Summer Courses and Other Tomfoolery

Ah, it feels good to be back among the living, if only for a bit. I’ve been going at the GMAT study pretty hard, but today I’ll pick my head up above water for a to pass on some news: I’ve registered for summer courses.

I’ve alluded before to the fact that I wasn’t the most prodigious student in undergrad, for many different reasons. While I’ll be sure to mention the relevant reasons in that infamous “optional” (ie. you better write it if you want the option of attending business school) essay in each of my applications, none of these reasons are big enough to explain away why I’m on the lower end of the GPA scale for some of my target schools.

So rather than try to explain them away, I’ve decided to go out and show what I’m really capable of. I’ve enrolled in a Corporate Finance course as well as a Business Statistics course at my local university for the Summer Term. This is going to serve a two-fold purpose for me. One, I’ll be bringing home 2 A’s in some pretty quant heavy courses that together with a strong GMAT score, a civil engineering degree, and 4 years work experience in a quantitative environment, will hopefully remove any lingering shadows of doubt that an adcom may have on my intellectual chops.

The second thing that taking these courses does for me is adding some structured learning to a field that (to this point) I’ve been hungrily learning about through reading the Financial Times, WSJ, multiple books, and plenty of papers and blogs. Sometimes I find myself unfamiliar with a financial term that a writer uses, or struggling to wrap my brain around a trade concept. Adding some structured learning opportunities will only enhance my understanding of these topics, which in turn helps me refine what I’m truly interested in.

Courses start in two weeks. Only thing I’m anxious about is that there is going to be an overlap between GMAT study, examinations, restudy (maybe), and coursework, all the while continuing my growing duties at work. I look forward to the challenge and the progress there is to make.

Other Tomfoolery

The other day I found myself doing some further research on my target schools by catching up on their respective YouTube activity. That’s when I came across this video from the Kellogg School of Business from their recent “Kellog-Aspen Conference on Rethinking ‘Shareholder Value’ and the Purpose of the Corporation.” The video was taken during a session called “Corporate Speech: The Role of Corporations in Influencing Policy.” Here’s the video.

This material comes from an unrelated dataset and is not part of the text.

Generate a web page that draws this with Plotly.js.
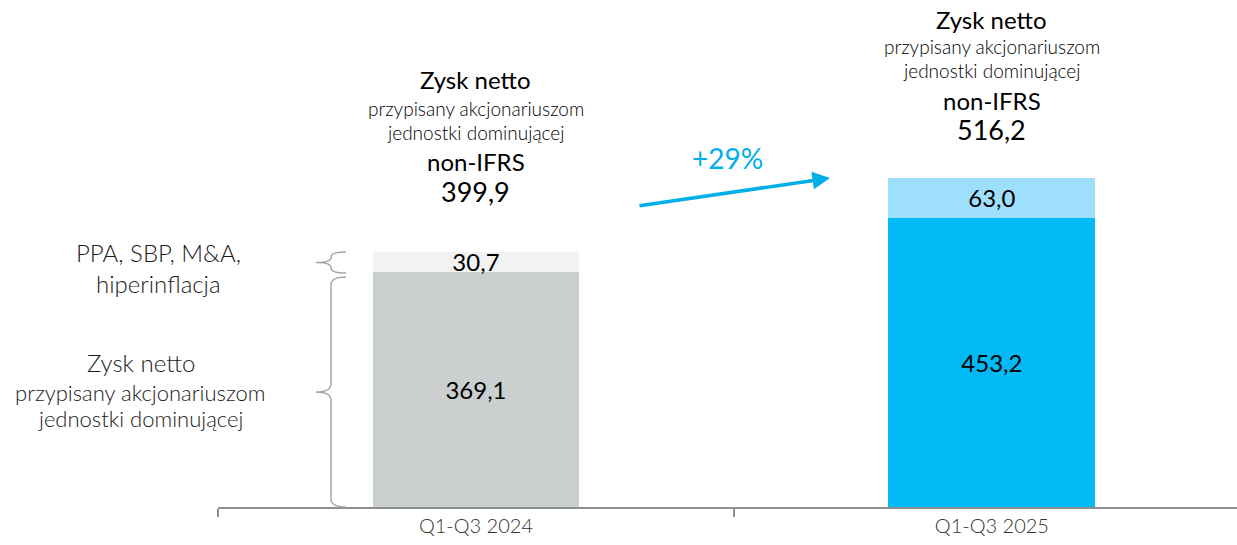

Fair warning it’s about 1.5 hours long.

Breif synopsis: A panel of insanely qualified individuals discuss the justification (or lack there of) behind and the ramifications of Citizens United. If you don’t know, Citizens United v. Federal Election Commission was a constitutional law case in which the Supreme Court upheld the 1st Amendment rights of corporations, associations, and labor unions. This meant that these entities are allowed to have independent political expenditures. If it’s still not ringing a bell, you’ll probably remember the infamous question that was being posed a while back: “Are Corporations People?”

I found this video endlessly interesting, as with most constitutional law interpretations. It has it all; founding father’s intent, debate on whether corporations are private entities or government sanctioned organizations, and juicy allegories. The general consensus, which I happen to agree with, was that at minimum politicians should be more transparent on where their campaign funding comes from, and corporations need to be more transparent on how much capital goes towards political contributions. With that information in hand, let the voting public and the shareholders decide the future of political contributions. A floundering company’s shareholders will be unhappy if millions are going to the campaigns of politicians, and the voting public will be unhappy if (SHOCK) their elected officials do more for their campaign contributors than they do for the people they represent.

So if you find yourself with an hour and a half to blow, and want to stimulate your mind give that video a watch and thank me later.